With social media, it can be easy to admit small failures, but it can also be impossibly difficult to admit anything. On this site, I have seen people quickly apologize, and fade into the background. Others hang on to their pride, despite overwhelming evidence, and they usually end up like this guy.
Please continue to give offenders an opportunity to come clean. Afterwards, nobody can argue they were not treated with compassion and fairness.
If I were him, I would be feverishly trying to return every cent collected. What he did could easily be construed as fraud… and probably should be delved into.
I wonder if Jason Easter is just tragically bad at communicating clearly in writing – both reading and writing. It seems that if he was deliberately trying to deceive people, he could have come up with a better scheme.
A more profitable scheme than taking 85% of a 600k target would likely be illegal. It seems that not disclosing that right away is deceptive greed and not poor communication skills.
I guess that costs for a year of running would be far less than 100k, leaving over 400k profit. Nice
I don’t care about the fundraising breakdown. That’s standard for these stunts. Everybody knows the runner is doing it to get someone to pay for their adventure. If you want to support Make A Wish, you give to Make A Wish. If you want to help the guy turn his hobby into a paying gig, you give to his foundation or charity or whatever. This is not news.
Had he been up-front about where the money was going – and made it clear on his website, I would tend to agree. If people knowingly give to support his racing, that’s on them.
Wrong. Many people have no idea these “charity” runs are a ruse.

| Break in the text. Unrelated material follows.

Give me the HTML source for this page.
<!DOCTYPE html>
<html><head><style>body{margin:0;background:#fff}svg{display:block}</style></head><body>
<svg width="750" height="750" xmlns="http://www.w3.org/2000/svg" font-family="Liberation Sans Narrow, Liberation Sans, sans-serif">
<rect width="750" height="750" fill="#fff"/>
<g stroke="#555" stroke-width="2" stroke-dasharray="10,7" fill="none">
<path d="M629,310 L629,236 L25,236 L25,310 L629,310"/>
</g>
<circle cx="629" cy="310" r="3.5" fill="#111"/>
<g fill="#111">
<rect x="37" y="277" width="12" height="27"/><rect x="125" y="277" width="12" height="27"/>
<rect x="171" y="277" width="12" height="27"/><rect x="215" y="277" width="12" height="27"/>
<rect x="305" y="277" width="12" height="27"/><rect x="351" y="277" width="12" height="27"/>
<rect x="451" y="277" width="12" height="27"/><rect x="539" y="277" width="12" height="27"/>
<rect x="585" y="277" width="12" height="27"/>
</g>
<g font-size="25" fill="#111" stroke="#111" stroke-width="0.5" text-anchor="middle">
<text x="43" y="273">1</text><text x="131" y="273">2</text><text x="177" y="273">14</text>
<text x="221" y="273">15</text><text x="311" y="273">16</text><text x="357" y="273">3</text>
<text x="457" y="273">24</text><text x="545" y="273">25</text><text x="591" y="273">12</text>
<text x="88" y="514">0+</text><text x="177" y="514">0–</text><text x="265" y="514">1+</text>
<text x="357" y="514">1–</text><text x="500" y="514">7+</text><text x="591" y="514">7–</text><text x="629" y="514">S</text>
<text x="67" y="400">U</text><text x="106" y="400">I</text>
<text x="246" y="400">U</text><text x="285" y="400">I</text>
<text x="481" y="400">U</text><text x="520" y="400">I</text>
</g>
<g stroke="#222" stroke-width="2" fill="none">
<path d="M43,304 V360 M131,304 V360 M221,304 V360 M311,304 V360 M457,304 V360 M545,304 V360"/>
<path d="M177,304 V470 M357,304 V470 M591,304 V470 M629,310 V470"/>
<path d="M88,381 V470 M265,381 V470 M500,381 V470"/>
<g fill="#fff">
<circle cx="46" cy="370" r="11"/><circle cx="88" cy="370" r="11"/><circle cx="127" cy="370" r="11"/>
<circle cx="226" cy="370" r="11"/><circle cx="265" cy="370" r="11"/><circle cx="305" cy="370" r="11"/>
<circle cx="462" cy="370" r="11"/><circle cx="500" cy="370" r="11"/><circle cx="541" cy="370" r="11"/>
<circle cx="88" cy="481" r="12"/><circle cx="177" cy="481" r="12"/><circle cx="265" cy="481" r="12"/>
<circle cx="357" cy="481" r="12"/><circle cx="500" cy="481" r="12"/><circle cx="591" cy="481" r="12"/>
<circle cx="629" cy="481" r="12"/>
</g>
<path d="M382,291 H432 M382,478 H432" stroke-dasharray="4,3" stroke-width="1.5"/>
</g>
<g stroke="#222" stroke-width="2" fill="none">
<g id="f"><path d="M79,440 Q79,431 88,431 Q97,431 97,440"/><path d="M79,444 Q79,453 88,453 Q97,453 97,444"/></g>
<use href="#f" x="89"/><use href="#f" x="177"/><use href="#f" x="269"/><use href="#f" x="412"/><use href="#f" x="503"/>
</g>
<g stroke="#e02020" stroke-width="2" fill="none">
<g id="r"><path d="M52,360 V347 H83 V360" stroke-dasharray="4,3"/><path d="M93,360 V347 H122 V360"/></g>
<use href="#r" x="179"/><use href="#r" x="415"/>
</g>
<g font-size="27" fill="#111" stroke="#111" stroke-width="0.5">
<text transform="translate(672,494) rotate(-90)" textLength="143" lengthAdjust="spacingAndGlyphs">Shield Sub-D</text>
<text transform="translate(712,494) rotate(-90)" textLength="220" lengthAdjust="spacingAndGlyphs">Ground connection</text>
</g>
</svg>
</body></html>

This article caught my attention due to the fact that the Children’s Tumor Foundation was mentioned as one of Jason’s charities. I run for the Children’s Tumor Foundation and having been running for them for 10 years now. (I have Neurofibromatosis) Their NF Endurance program is great, you can join one of their events or if one is not listed you can ‘Do it yourself’ event. They have great tools for fundraising ideas from social media to brochures. Their staff is fantastic in answering any questions you might have and checking on how your training is going. Great insentives from shirts to jackets and more. Just hate to see CTF get a bad rap.